2003-07-22 Thread Rod Taylor
Ok.. Unless I'm missing something, the data will be static (or near
static).  It also sounds as if the structure is common for elements, so
you probably only want 2 tables.

One with 6 million rows and any row information.  The other with 6
million * 12000 rows with the element data linking to the row
information line with an identifier, and have an 'element type' (I
assume there are 12000 types of elements -- or something of that
nature).

Unique constraint on (row_identifier, element_type)

The speed you achieve will be based on what indexes you create.

If you spend most of your time with one or a few (5% or less of the
structure) element types, create a partial index for those element types
only, and a partial index for all of the others.

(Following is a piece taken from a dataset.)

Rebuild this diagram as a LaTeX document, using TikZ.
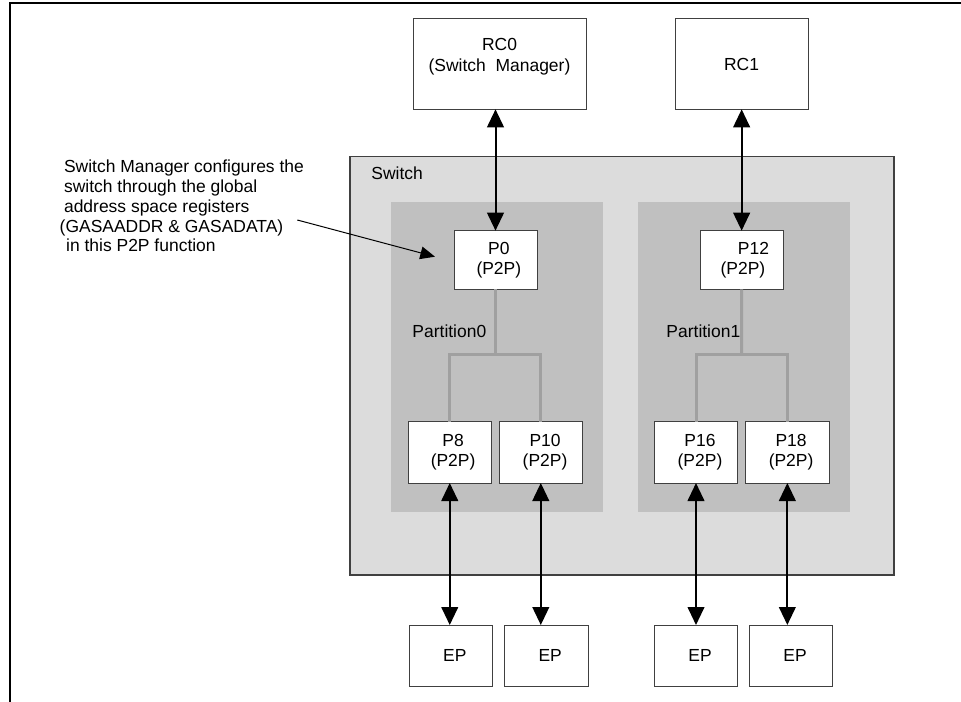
\documentclass[tikz,border=0pt]{standalone}
\usepackage{fontspec}
\setmainfont{Liberation Sans}
\usetikzlibrary{arrows.meta,fit}
\definecolor{swfill}{HTML}{DCDCDC}
\definecolor{ptfill}{HTML}{C0C0C0}
\definecolor{treegray}{HTML}{A0A0A0}
\definecolor{edgecol}{HTML}{404040}
\begin{document}
\begin{tikzpicture}[x=0.75pt,y=-0.75pt,
  every node/.style={font=\fontsize{13.1}{15.3}\selectfont},
  box/.style={draw=edgecol, line width=0.75pt, fill=white, inner sep=0pt, outer sep=0pt},
  area/.style={inner sep=0pt, outer sep=0pt},
  btext/.style={align=center, inner sep=0pt},
  plain/.style={inner sep=0pt},
  link/.style={line width=1.5pt, {Triangle[length=13.5pt,width=12.5pt]}-{Triangle[length=13.5pt,width=12.5pt]}},
  tree/.style={draw=treegray, line width=2.25pt},
]
\useasboundingbox (0,0) rectangle (961,702);
% frame
\coordinate (fb) at (9.7,702);
\coordinate (fc) at (9.7,3);
\coordinate (fr) at (961,3);
\draw[line width=1.6pt] (fb) -- (fc) -- (fr);

% switch and partitions
\node[area, fit={(350,156.7) (894,575)}, draw=edgecol, line width=1.1pt, fill=swfill] (sw) {};
\node[plain, anchor=west] (swl) at (371.2,173.3) {Switch};
\node[area, fit={(391,201.7) (603.3,512)}, fill=ptfill] (pt0) {};
\node[area, fit={(638,201.7) (850,512)}, fill=ptfill] (pt1) {};
\node[plain, anchor=west] (pt0l) at (412.2,331.7) {Partition0};
\node[plain, anchor=west] (pt1l) at (666.2,331.7) {Partition1};

% root complexes
\node[box, fit={(413,18.3) (586,109.3)}] (rc0) {};
\node[box, fit={(675,18.3) (808,109.3)}] (rc1) {};
\node[btext] (rc0t) at ([yshift=5.3pt]rc0.center) {RC0\\(Switch\ \ Manager)};
\node[btext] (rc1t) at ([yshift=-0.8pt]rc1.center) {RC1};

% switch ports
\node[box, fit={(454,230.7) (537,289.3)}] (p0) {};
\node[box, fit={(700,230.7) (783.3,289.3)}] (p12) {};
\node[box, fit={(408,421.7) (491.5,483)}] (p8) {};
\node[box, fit={(499.3,421.7) (582.3,483)}] (p10) {};
\node[box, fit={(654.3,421.7) (737.7,483)}] (p16) {};
\node[box, fit={(745.7,421.7) (829,483)}] (p18) {};
\node[btext] (p0t) at ([xshift=2.5pt]p0.center) {P0\\(P2P)};
\node[btext] (p12t) at ([xshift=1pt]p12.center) {\hspace*{1.2em}P12\\(P2P)};
\node[btext] (p8t) at ([xshift=2.5pt]p8.center) {P8\\(P2P)};
\node[btext] (p10t) at ([xshift=3.2pt]p10.center) {P10\\(P2P)};
\node[btext] (p16t) at ([xshift=3pt]p16.center) {P16\\(P2P)};
\node[btext] (p18t) at ([xshift=2.8pt]p18.center) {P18\\(P2P)};

% tree lines
\coordinate (j0) at (495.5,354.3);
\coordinate (j1) at (741.7,354.3);
\draw[tree] (p0.south) -- (j0);
\draw[tree] (p8.north) |- (j0) -| (p10.north);
\draw[tree] (p12.south) -- (j1);
\draw[tree] (p16.north) |- (j1) -| (p18.north);

% endpoints
\node[box, fit={(409.3,625) (492.3,686.7)}] (ep1) {};
\node[box, fit={(504.3,625) (588,686.7)}] (ep2) {};
\node[box, fit={(654.3,625) (737.7,686.7)}] (ep3) {};
\node[box, fit={(749.3,625) (832.7,686.7)}] (ep4) {};
\node[btext] (ep1t) at ([xshift=3pt]ep1.center) {EP};
\node[btext] (ep2t) at ([xshift=3pt]ep2.center) {EP};
\node[btext] (ep3t) at ([xshift=3pt]ep3.center) {EP};
\node[btext] (ep4t) at ([xshift=3pt]ep4.center) {EP};

% links
\draw[link] (p0.north) -- (p0.north |- rc0.south);
\draw[link] (p12.north) -- (p12.north |- rc1.south);
\draw[link] (p8.south) -- (p8.south |- ep1.north);
\draw[link] (p10.south) -- (p10.south |- ep2.north);
\draw[link] (p16.south) -- (p16.south |- ep3.north);
\draw[link] (p18.south) -- (p18.south |- ep4.north);

% annotation
\node[plain, anchor=west, align=left, font=\fontsize{13.1}{14.85}\selectfont] (anno) at (63.8,206)
  {Switch Manager configures the\\switch through the global\\address space registers\\\hspace*{-0.25em}(GASAADDR \& GASADATA)\\\hspace*{0.12em}in this P2P function};
\coordinate (annS) at (297.3,220);
\coordinate (annE) at (435,256.7);
\draw[line width=0.75pt, -{Triangle[length=11pt,width=9.5pt]}] (annS) -- (annE);
\end{tikzpicture}
\end{document}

If you have a standard mathematical operation on num1, num2, etc. you
may want to make use of functional indexes to index the result of the
calculation.

Be sure to create the tables WITHOUT OIDS and be prepared for the
dataload to take a while, and CLUSTER the table based on your most
commonly used index (once they've been setup).

To help with speed, we would need to see EXPLAIN ANALYZE results and the
query being performed.

On Tue, 2003-07-22 at 21:00, Castle, Lindsay wrote:
 All rows have the same structure, the data itself will be different for each
 row, the structure is something like this:
 
   element
   date
   num1
   num2
   num3
   num4
   units
 
 Thanks,
 
 
 Lindsay Castle
 EDS Australia
 Midrange  Distributed Tools
 Infrastructure Tools AP
 Ph:   +61 (0)8 8464 7101
 Fax:  +61 (0)8 8464 2135
 
 
 -Original Message-
 From: Rod Taylor [mailto:[EMAIL PROTECTED]
 Sent: Wednesday, 23 July 2003 10:24 AM
 To: Castle, Lindsay
 Cc: Postgresql Performance
 Subject: Re: One table or many tables for data set
 
 
 On Tue, 2003-07-22 at 20:34, Castle, Lindsay wrote:
  Hi all,
  
  I'm working on a project that has a data set of approximately 6million
 rows
  with about 12,000 different elements, each element has 7 columns of data.
 
 Are these 7 columns the same for each element?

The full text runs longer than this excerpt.